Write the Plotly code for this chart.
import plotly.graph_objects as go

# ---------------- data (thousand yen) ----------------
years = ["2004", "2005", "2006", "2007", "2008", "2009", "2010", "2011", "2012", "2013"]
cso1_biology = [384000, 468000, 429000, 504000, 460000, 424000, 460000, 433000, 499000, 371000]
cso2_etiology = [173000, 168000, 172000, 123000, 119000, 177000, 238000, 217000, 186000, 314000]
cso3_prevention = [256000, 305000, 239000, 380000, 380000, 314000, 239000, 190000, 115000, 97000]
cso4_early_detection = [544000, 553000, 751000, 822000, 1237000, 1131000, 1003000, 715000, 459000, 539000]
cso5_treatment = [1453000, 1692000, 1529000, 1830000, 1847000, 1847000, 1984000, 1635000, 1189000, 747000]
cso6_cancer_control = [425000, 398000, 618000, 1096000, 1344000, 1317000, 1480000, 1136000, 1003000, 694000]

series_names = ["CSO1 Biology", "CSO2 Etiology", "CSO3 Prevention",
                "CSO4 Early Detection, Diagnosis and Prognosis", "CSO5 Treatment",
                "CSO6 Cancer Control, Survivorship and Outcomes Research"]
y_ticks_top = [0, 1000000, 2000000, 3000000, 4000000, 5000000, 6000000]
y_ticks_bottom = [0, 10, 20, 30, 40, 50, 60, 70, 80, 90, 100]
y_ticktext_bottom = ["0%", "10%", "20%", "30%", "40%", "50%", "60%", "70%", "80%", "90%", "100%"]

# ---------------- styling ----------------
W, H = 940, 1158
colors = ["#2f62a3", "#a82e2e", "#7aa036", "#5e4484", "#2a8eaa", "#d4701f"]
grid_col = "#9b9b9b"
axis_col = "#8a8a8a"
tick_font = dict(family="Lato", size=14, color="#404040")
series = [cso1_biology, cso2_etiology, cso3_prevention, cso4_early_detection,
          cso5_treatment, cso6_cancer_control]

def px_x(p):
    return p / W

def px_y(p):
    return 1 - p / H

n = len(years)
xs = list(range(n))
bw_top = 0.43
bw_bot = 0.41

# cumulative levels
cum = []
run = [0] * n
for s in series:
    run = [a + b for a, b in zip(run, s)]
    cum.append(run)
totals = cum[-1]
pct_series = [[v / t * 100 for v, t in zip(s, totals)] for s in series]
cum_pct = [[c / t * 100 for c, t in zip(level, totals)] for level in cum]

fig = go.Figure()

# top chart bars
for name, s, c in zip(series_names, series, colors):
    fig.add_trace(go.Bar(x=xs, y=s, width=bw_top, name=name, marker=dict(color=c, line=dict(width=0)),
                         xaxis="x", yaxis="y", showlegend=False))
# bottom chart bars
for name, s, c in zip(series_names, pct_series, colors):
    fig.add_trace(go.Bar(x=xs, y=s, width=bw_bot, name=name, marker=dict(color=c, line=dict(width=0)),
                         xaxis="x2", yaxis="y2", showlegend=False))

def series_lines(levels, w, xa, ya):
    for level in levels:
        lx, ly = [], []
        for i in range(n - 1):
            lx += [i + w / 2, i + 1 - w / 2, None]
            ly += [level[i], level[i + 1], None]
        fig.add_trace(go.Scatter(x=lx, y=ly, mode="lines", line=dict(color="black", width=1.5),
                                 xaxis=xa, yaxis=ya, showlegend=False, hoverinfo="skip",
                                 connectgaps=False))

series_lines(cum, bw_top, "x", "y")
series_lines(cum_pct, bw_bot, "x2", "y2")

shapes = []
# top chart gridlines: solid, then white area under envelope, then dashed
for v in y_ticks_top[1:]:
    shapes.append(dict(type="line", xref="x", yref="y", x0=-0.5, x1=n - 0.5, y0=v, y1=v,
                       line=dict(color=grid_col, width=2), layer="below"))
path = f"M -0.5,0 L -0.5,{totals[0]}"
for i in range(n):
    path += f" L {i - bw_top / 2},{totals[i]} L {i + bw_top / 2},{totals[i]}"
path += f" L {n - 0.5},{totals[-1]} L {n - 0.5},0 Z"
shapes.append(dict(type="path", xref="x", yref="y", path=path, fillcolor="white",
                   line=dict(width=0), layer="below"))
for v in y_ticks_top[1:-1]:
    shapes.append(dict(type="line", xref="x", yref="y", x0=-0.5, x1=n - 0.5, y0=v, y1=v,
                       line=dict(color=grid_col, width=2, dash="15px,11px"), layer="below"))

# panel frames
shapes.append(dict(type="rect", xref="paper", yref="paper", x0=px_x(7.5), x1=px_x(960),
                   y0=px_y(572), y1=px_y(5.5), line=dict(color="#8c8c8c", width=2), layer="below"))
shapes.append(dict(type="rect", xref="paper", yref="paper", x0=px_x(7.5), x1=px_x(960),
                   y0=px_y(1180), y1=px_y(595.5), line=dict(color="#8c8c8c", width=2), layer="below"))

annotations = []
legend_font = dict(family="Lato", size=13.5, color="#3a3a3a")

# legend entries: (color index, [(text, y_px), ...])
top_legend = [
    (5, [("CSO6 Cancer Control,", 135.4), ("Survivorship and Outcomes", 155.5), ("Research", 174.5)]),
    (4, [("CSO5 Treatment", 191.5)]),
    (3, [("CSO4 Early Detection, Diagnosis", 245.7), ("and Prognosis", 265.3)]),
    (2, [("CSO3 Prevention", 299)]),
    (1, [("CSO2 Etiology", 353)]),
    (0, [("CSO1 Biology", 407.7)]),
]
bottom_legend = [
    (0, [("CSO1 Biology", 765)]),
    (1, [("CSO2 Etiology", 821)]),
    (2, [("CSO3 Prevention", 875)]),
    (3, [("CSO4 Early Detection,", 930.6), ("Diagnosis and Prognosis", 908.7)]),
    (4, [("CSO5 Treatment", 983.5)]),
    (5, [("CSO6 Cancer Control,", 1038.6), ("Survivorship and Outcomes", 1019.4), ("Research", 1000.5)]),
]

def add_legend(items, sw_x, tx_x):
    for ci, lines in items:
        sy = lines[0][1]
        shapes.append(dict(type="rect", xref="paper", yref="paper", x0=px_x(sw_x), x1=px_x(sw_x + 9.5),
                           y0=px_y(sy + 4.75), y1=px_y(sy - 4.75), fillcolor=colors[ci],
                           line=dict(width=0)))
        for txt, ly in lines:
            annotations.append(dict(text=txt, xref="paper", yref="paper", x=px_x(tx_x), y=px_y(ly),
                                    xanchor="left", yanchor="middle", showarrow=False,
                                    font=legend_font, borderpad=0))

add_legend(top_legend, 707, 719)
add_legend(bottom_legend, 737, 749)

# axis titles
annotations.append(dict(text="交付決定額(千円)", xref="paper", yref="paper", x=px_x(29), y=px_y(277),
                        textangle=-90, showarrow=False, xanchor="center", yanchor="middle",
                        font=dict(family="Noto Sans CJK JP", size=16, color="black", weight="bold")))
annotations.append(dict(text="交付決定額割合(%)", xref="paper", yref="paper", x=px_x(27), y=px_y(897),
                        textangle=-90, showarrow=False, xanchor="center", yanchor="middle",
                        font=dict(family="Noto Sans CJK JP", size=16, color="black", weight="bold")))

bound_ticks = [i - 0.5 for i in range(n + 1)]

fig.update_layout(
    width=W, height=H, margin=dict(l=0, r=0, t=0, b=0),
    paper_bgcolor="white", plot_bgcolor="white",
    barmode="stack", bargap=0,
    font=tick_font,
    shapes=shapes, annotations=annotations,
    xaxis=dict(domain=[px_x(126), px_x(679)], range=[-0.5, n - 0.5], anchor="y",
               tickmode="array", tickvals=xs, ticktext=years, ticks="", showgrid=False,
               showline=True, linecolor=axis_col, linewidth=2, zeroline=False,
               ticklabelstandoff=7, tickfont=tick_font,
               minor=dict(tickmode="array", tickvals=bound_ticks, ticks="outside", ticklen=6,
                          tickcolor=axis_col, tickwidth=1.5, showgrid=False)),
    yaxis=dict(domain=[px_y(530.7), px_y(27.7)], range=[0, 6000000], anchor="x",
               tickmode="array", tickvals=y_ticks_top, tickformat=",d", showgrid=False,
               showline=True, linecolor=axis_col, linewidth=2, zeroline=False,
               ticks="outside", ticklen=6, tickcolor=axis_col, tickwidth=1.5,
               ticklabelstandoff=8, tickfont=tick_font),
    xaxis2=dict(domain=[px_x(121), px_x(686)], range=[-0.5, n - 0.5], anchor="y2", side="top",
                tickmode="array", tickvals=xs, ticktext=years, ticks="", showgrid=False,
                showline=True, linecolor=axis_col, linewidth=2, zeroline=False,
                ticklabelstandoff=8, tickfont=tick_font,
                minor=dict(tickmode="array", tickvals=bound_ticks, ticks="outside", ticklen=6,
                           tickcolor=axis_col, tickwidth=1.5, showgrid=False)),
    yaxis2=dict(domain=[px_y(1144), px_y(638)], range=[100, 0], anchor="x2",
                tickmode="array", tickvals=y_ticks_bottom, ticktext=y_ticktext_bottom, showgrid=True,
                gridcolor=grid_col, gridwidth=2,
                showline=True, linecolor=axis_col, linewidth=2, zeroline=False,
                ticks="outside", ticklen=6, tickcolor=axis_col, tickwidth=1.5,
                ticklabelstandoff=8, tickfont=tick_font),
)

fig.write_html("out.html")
==
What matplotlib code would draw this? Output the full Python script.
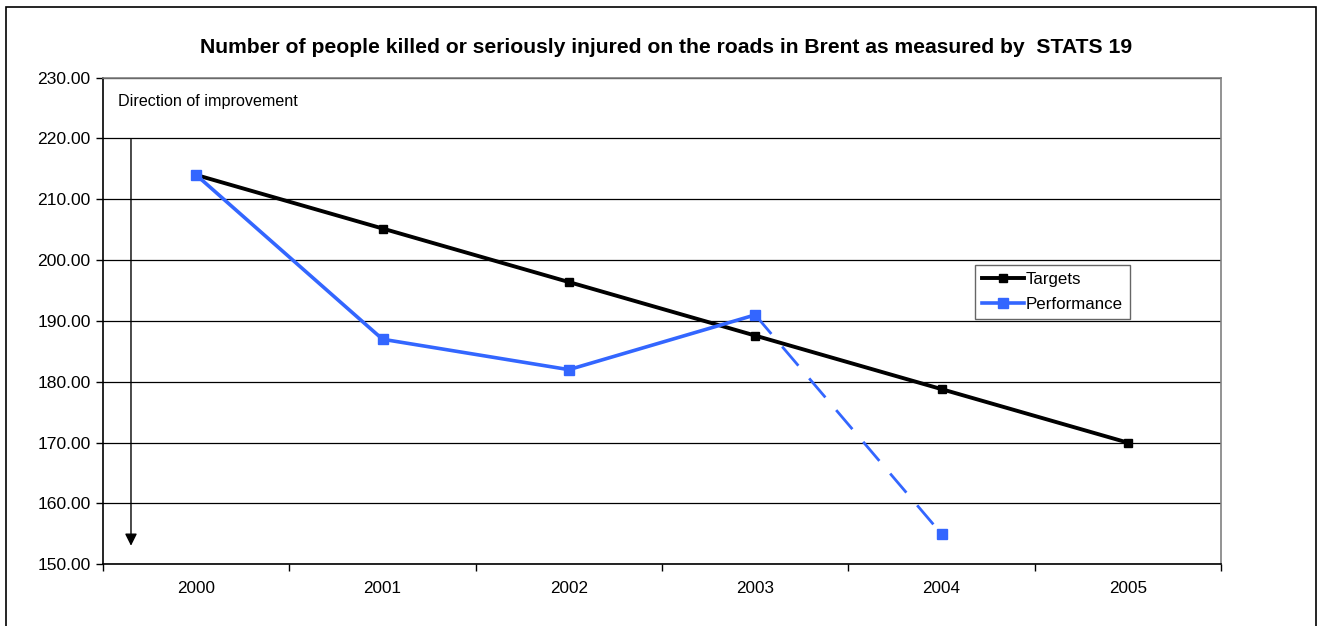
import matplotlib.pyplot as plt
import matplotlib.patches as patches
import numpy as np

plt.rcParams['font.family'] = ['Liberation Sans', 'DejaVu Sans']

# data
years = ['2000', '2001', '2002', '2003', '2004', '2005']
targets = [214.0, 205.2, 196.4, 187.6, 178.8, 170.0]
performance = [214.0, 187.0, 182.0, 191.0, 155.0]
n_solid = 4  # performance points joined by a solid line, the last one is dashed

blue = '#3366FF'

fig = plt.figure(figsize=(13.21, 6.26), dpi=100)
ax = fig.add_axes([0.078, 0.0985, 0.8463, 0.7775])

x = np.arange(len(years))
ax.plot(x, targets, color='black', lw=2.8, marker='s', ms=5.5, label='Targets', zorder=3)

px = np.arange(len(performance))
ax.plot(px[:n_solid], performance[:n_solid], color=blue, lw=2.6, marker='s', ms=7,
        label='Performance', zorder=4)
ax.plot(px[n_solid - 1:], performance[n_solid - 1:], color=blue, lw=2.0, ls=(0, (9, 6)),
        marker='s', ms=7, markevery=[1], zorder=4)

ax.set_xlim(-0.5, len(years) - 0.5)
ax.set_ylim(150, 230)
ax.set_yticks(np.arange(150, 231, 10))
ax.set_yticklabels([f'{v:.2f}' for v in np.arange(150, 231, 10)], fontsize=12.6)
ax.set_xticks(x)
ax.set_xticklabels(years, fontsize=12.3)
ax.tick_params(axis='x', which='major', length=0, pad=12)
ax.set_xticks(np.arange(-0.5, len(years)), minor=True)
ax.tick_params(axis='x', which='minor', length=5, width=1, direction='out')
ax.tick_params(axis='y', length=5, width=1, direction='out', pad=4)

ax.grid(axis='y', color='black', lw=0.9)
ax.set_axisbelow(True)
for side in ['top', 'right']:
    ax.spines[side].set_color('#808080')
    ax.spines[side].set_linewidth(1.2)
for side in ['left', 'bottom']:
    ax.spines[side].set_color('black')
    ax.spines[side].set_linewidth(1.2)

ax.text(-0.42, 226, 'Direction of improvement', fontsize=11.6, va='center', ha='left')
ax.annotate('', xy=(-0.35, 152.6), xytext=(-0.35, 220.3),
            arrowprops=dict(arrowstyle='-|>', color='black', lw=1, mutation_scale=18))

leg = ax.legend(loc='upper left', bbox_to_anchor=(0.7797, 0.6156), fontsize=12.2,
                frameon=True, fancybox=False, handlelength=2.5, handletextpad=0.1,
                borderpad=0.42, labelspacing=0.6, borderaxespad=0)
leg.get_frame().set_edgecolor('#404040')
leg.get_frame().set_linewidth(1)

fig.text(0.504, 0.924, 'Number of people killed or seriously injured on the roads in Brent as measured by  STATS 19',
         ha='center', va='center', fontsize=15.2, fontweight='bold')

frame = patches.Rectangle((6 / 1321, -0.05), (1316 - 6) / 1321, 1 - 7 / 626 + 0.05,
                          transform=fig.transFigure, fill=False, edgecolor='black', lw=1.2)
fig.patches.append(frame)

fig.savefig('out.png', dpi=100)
...
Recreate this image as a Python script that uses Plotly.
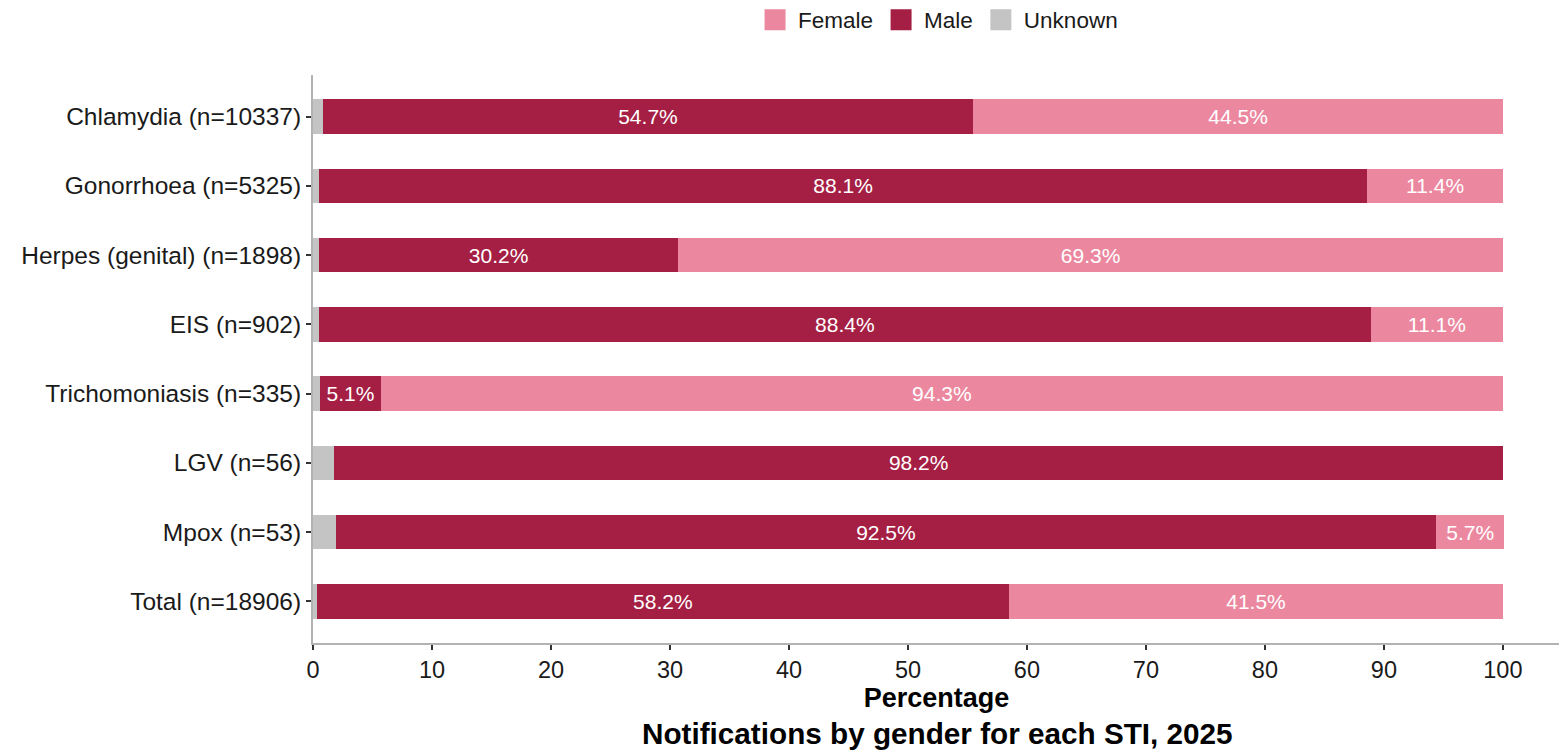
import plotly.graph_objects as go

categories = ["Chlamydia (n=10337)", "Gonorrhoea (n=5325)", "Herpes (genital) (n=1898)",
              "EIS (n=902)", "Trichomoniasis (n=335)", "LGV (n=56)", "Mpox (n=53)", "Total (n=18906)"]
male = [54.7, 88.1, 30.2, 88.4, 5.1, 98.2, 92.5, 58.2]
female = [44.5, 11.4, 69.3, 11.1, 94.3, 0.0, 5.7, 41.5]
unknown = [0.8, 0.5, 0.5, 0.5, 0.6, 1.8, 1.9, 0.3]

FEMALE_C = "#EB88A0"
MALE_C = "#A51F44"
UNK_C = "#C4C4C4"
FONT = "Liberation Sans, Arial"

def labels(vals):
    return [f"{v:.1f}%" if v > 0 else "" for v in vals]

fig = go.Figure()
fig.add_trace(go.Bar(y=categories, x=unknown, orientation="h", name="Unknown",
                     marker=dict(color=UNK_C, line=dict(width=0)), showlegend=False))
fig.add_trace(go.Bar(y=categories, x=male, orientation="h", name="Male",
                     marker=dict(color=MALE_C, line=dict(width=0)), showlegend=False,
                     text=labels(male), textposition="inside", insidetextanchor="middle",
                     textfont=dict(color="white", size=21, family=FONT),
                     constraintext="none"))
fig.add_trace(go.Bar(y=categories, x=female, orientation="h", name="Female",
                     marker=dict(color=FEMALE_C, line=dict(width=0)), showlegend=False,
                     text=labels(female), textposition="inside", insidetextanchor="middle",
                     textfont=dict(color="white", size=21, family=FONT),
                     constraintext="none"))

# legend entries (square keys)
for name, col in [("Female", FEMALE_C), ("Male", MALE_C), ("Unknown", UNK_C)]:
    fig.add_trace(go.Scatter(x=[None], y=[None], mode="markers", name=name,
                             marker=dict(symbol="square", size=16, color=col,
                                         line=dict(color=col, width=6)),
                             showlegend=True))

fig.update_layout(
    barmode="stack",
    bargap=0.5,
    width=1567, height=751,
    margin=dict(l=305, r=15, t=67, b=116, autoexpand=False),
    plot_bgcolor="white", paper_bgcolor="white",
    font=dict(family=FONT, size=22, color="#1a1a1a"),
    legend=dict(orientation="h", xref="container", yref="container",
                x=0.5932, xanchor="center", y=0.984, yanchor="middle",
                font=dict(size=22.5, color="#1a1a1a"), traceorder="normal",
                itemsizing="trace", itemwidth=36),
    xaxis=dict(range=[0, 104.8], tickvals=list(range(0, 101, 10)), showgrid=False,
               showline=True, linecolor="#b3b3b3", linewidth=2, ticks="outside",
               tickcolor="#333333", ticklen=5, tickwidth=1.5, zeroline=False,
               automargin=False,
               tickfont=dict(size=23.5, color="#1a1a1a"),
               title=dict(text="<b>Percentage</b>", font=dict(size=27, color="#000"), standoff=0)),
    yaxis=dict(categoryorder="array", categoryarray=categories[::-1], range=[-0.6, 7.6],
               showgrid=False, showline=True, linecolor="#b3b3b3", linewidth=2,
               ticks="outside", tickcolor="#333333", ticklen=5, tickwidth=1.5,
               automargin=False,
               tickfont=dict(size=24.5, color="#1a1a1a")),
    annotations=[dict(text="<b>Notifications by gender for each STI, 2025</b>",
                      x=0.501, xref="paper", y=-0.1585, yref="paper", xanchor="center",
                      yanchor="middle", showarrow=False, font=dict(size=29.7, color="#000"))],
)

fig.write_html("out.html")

• Required work: Lines in the records that hold the word "code" are to be counted; give only the total.

• Response to this exercise: 2